§ Task instructions:
Look below and pull out each line with the word "this".

** begin Listed records **

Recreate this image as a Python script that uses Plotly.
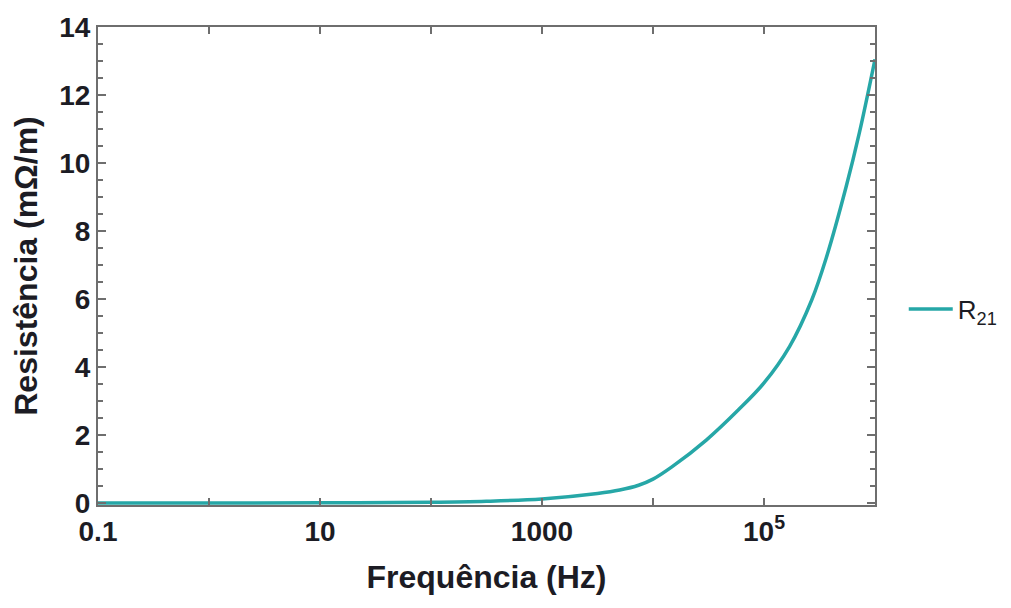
import plotly.graph_objects as go

# Resistance R21 versus frequency (log scale)
freq_hz = [0.1, 1, 10, 100, 316, 1000, 3162, 5012, 7413, 10000, 14791, 30200,
           58884, 100000, 169824, 269153, 363078, 549541, 724436, 1000000]
resist_mohm_m = [0.0, 0.0, 0.005, 0.02, 0.05, 0.12, 0.28, 0.38, 0.52, 0.7, 1.06,
                 1.85, 2.74, 3.53, 4.6, 5.97, 7.2, 9.3, 10.9, 13.05]

x_tickvals = [0.1, 10, 1000, 100000]
x_ticktext = ["0.1", "10", "1000", "10<sup>5</sup>"]
x_minor = [1, 100, 10000, 1000000]
y_tickvals = [0, 2, 4, 6, 8, 10, 12, 14]

teal = "#26a7a7"
frame = "#6e6e6e"
ink = "#1c1c24"
font_family = "Liberation Sans, Arial, sans-serif"

fig = go.Figure()
fig.add_trace(go.Scatter(
    x=freq_hz, y=resist_mohm_m, mode="lines",
    line=dict(color=teal, width=3.5, shape="spline", smoothing=1.0),
    name="R<sub>21</sub>",
))

fig.update_layout(
    width=1011, height=608,
    margin=dict(l=98, r=136, t=27, b=103, autoexpand=False),
    paper_bgcolor="white", plot_bgcolor="white",
    font=dict(family=font_family, color=ink),
    showlegend=True,
    legend=dict(x=1.037, y=0.41, xanchor="left", yanchor="middle",
                font=dict(size=26, family=font_family, color=ink),
                bgcolor="rgba(0,0,0,0)", itemwidth=44),
)

fig.update_xaxes(
    type="log", range=[-1, 6],
    tickvals=x_tickvals, ticktext=x_ticktext,
    ticks="inside", ticklen=7, tickcolor=frame, tickwidth=1.5,
    minor=dict(tickvals=x_minor, ticks="inside", ticklen=7,
               tickcolor=frame, tickwidth=1.5, showgrid=False),
    showline=True, linecolor=frame, linewidth=2, mirror="ticks",
    showgrid=False, zeroline=False,
    tickfont=dict(size=28, family=font_family, color=ink, weight=700),
    title=dict(text="Frequência (Hz)", standoff=20,
               font=dict(size=32, family=font_family, color=ink, weight=700)),
)

fig.update_yaxes(
    range=[-0.06, 14],
    tickvals=y_tickvals,
    ticks="inside", ticklen=8, tickcolor=frame, tickwidth=1.5,
    minor=dict(dtick=0.5, ticks="inside", ticklen=5,
               tickcolor=frame, tickwidth=1.5, showgrid=False),
    showline=True, linecolor=frame, linewidth=2, mirror="ticks",
    showgrid=False, zeroline=False,
    tickfont=dict(size=28, family=font_family, color=ink, weight=700),
    title=dict(text="Resistência (mΩ/m)", standoff=12,
               font=dict(size=32, family=font_family, color=ink, weight=700)),
)

fig.write_html("out.html")
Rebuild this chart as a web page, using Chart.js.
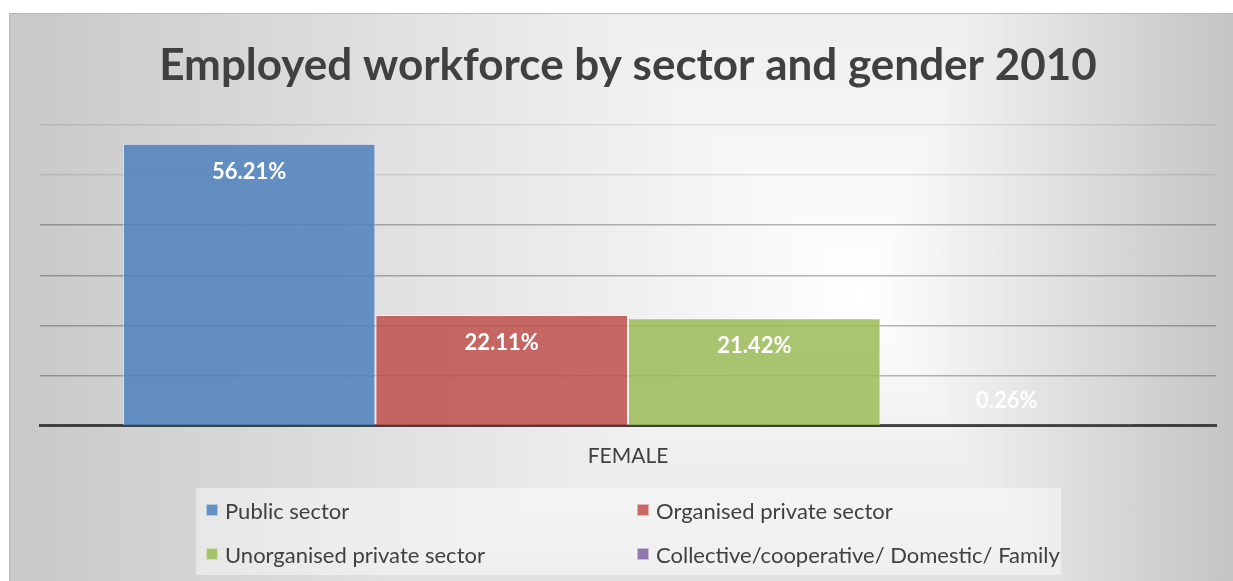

** end Listed records **

§ Exercise output:
Recreate this image as a Python script that uses Plotly.
Rebuild this chart as a web page, using Chart.js.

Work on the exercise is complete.